Data block
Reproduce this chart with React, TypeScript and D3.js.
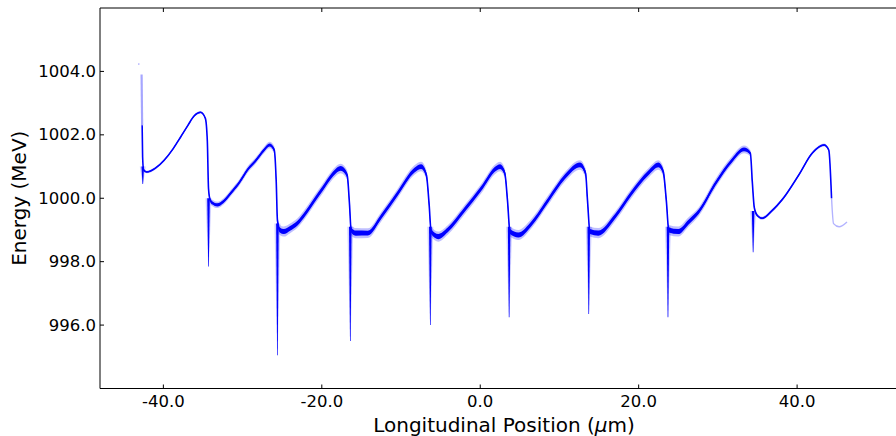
import React from "react";
import * as d3 from "d3";

// ---- data ----
const posX = [
  -42.68, -42.62, -42.5, -42.1, -41.0, -39.9, -38.8, -37.8, -36.9, -36.1, -35.3, -34.7, -34.45, -34.3, -34.1,
  -33.8, -33.2, -32.4, -31.5, -30.4, -29.4, -28.3, -27.3, -26.6, -26.0, -25.75, -25.6, -25.3, -24.8, -24.0,
  -23.1, -22.0, -20.9, -19.9, -18.85, -17.6, -16.8, -16.5, -16.3, -15.7, -14.2, -12.5, -10.4, -8.3, -7.45,
  -6.8, -6.45, -6.2, -5.3, -4.1, -2.0, 0.14, 2.0, 2.5, 3.1, 3.45, 3.75, 4.8, 6.5, 8.6, 10.7, 12.6, 13.3, 13.55,
  13.85, 14.9, 17.0, 19.1, 21.2, 22.5, 23.1, 23.5, 23.8, 25.0, 26.3, 27.6, 29.7, 31.8, 33.3, 34.1, 34.35, 34.6,
  35.0, 35.6, 36.8, 38.1, 40.2, 41.9, 43.4, 44.0, 44.35,
];
const energy = [
  1002.3, 1001.3, 1000.9, 1000.83, 1000.95, 1001.2, 1001.55, 1001.94, 1002.3, 1002.6, 1002.71, 1002.52, 1001.8, 1000.3, 999.95,
  999.85, 999.79, 999.9, 1000.16, 1000.5, 1000.89, 1001.2, 1001.52, 1001.68, 1001.52, 1000.5, 999.3, 999.0, 998.95, 999.05,
  999.21, 999.55, 999.95, 1000.3, 1000.68, 1000.94, 1000.73, 999.8, 999.0, 998.9, 998.9, 999.42, 1000.16, 1000.89, 1001.0,
  1000.73, 999.8, 998.95, 998.79, 999.0, 999.63, 1000.31, 1000.94, 1001.0, 1000.79, 999.9, 998.95, 998.84, 999.21, 999.95, 1000.68, 1001.05, 1000.79, 999.9,
  998.95, 998.9, 999.42, 1000.16, 1000.79, 1001.05, 1000.84, 999.9, 999.0, 998.95, 999.25, 999.58, 1000.47, 1001.2, 1001.54, 1001.42, 1000.5, 999.7,
  999.45, 999.37, 999.6, 999.95, 1000.73, 1001.42, 1001.68, 1001.52, 1000.0,
];
// energy spread of the band (MeV)
const spread = [
  0.02, 0.02, 0.02, 0.02, 0.02, 0.02, 0.02, 0.02, 0.02, 0.02, 0.02, 0.02, 0.03, 0.05, 0.05,
  0.05, 0.05, 0.05, 0.05, 0.05, 0.05, 0.05, 0.05, 0.05, 0.06, 0.07, 0.08, 0.08, 0.08, 0.075,
  0.075, 0.075, 0.075, 0.075, 0.075, 0.075, 0.075, 0.08, 0.08, 0.08, 0.075, 0.075, 0.075, 0.075, 0.075,
  0.075, 0.08, 0.08, 0.08, 0.075, 0.075, 0.075, 0.075, 0.075, 0.075, 0.08, 0.08, 0.08, 0.075, 0.075, 0.075, 0.075, 0.075, 0.08,
  0.08, 0.08, 0.075, 0.075, 0.075, 0.075, 0.075, 0.08, 0.08, 0.08, 0.075, 0.07, 0.07, 0.065, 0.06, 0.05, 0.04, 0.03,
  0.025, 0.025, 0.025, 0.025, 0.025, 0.025, 0.025, 0.025, 0.025,
];

// downward spikes at each drop
const spikeX = [-42.6, -34.3, -25.6, -16.4, -6.3, 3.65, 13.7, 23.7, 34.45];
const spikeTop = [1001.0, 1000.0, 999.2, 999.1, 999.1, 999.1, 999.1, 999.1, 999.6];
const spikeMin = [1000.45, 997.85, 995.05, 995.5, 996.0, 996.25, 996.35, 996.25, 998.3];

// faint head and tail of the distribution
const headX = [-42.75, -42.68];
const headE = [1003.9, 1002.3];
const strayX = [-43.1];
const strayE = [1004.23];
const tailX = [44.35, 44.6, 45.3, 46.3];
const tailE = [1000.0, 999.2, 999.1, 999.25];

const xTicks = [-40, -20, 0, 20, 40];
const yTicks = [996, 998, 1000, 1002, 1004];

const W = 896;
const H = 436;
const left = 100;
const right = 908;
const top = 8;
const bottom = 388.5;
const BLUE = "#0000ff";
const FONT = "'DejaVu Sans', sans-serif";

const fmt = (v: number) => d3.format(".1f")(v).replace("\u2212", "-");

export default function App() {
  const x = d3.scaleLinear().domain([-48, 54]).range([left, right]);
  const y = d3.scaleLinear().domain([994, 1006]).range([bottom, top]);

  const idx = posX.map((_, i) => i);
  const line = d3
    .line<number>()
    .x((i) => x(posX[i]))
    .y((i) => y(energy[i]))
    .curve(d3.curveMonotoneX);
  const band = (k: number) =>
    d3
      .area<number>()
      .x((i) => x(posX[i]))
      .y0((i) => y(energy[i] - spread[i] * k))
      .y1((i) => y(energy[i] + spread[i] * k))
      .curve(d3.curveMonotoneX);

  const headLine = d3
    .line<number>()
    .x((i) => x(headX[i]))
    .y((i) => y(headE[i]));
  const tailLine = d3
    .line<number>()
    .x((i) => x(tailX[i]))
    .y((i) => y(tailE[i]))
    .curve(d3.curveMonotoneX);

  const spikePath = (i: number, w: number) => {
    const sx = x(spikeX[i]);
    const t = y(spikeTop[i]);
    const b = y(spikeMin[i]);
    return `M${sx - w / 2},${t}L${sx + w / 2},${t}L${sx + 0.3},${b}L${sx - 0.3},${b}Z`;
  };

  return (
    <svg
      width={W}
      height={H}
      style={{ position: "absolute", left: 0, top: 0, background: "#fff" }}
      fontFamily={FONT}
    >
      <defs>
        <clipPath id="plotClip">
          <rect x={left} y={top} width={right - left} height={bottom - top} />
        </clipPath>
      </defs>
      <g clipPath="url(#plotClip)">
        <path d={band(2.0)(idx) || ""} fill={BLUE} opacity={0.25} />
        <path d={band(1)(idx) || ""} fill={BLUE} />
        <path d={line(idx) || ""} fill="none" stroke={BLUE} strokeWidth={1.6} />
        {spikeX.map((_, i) => (
          <g key={i}>
            <path d={spikePath(i, 6)} fill={BLUE} opacity={0.18} />
            <path d={spikePath(i, 2.6)} fill={BLUE} />
          </g>
        ))}
        <path
          d={headLine(headX.map((_, i) => i)) || ""}
          fill="none"
          stroke={BLUE}
          strokeWidth={2.2}
          opacity={0.35}
        />
        {strayX.map((v, i) => (
          <circle key={i} cx={x(v)} cy={y(strayE[i])} r={0.8} fill={BLUE} opacity={0.35} />
        ))}
        <path
          d={tailLine(tailX.map((_, i) => i)) || ""}
          fill="none"
          stroke={BLUE}
          strokeWidth={1.4}
          opacity={0.3}
        />
      </g>

      {/* spines */}
      <line x1={left} x2={left} y1={top} y2={bottom} stroke="#000" strokeWidth={1} />
      <line x1={left} x2={right} y1={top} y2={top} stroke="#000" strokeWidth={1} />
      <line x1={left} x2={right} y1={bottom} y2={bottom} stroke="#000" strokeWidth={1} />
      <line x1={right} x2={right} y1={top} y2={bottom} stroke="#000" strokeWidth={1} />

      {/* x ticks */}
      {xTicks.map((t) => (
        <g key={t}>
          <line x1={x(t)} x2={x(t)} y1={bottom} y2={bottom - 4} stroke="#000" />
          <line x1={x(t)} x2={x(t)} y1={top} y2={top + 4} stroke="#000" />
          <text x={x(t)} y={407} textAnchor="middle" fontSize={16.5} fill="#000">
            {fmt(t)}
          </text>
        </g>
      ))}
      {/* y ticks */}
      {yTicks.map((t) => (
        <g key={t}>
          <line x1={left} x2={left + 4} y1={y(t)} y2={y(t)} stroke="#000" />
          <text
            x={96}
            y={y(t)}
            textAnchor="end"
            dominantBaseline="central"
            fontSize={16.5}
            fill="#000"
          >
            {fmt(t)}
          </text>
        </g>
      ))}

      <text
        x={(left + right) / 2}
        y={432}
        textAnchor="middle"
        fontSize={20}
        fill="#000"
      >
        Longitudinal Position (<tspan fontStyle="italic">μ</tspan>m)
      </text>
      <text
        transform={`translate(26, ${(top + bottom) / 2}) rotate(-90)`}
        textAnchor="middle"
        fontSize={20}
        fill="#000"
      >
        Energy (MeV)
      </text>
    </svg>
  );
}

What the task requires
Skip the pictures and restate exactly the lines from the beginning of the listing to the line with "import * as", that line included.

Correct response
Reproduce this chart with React, TypeScript and D3.js.
import React from "react";
import * as d3 from "d3";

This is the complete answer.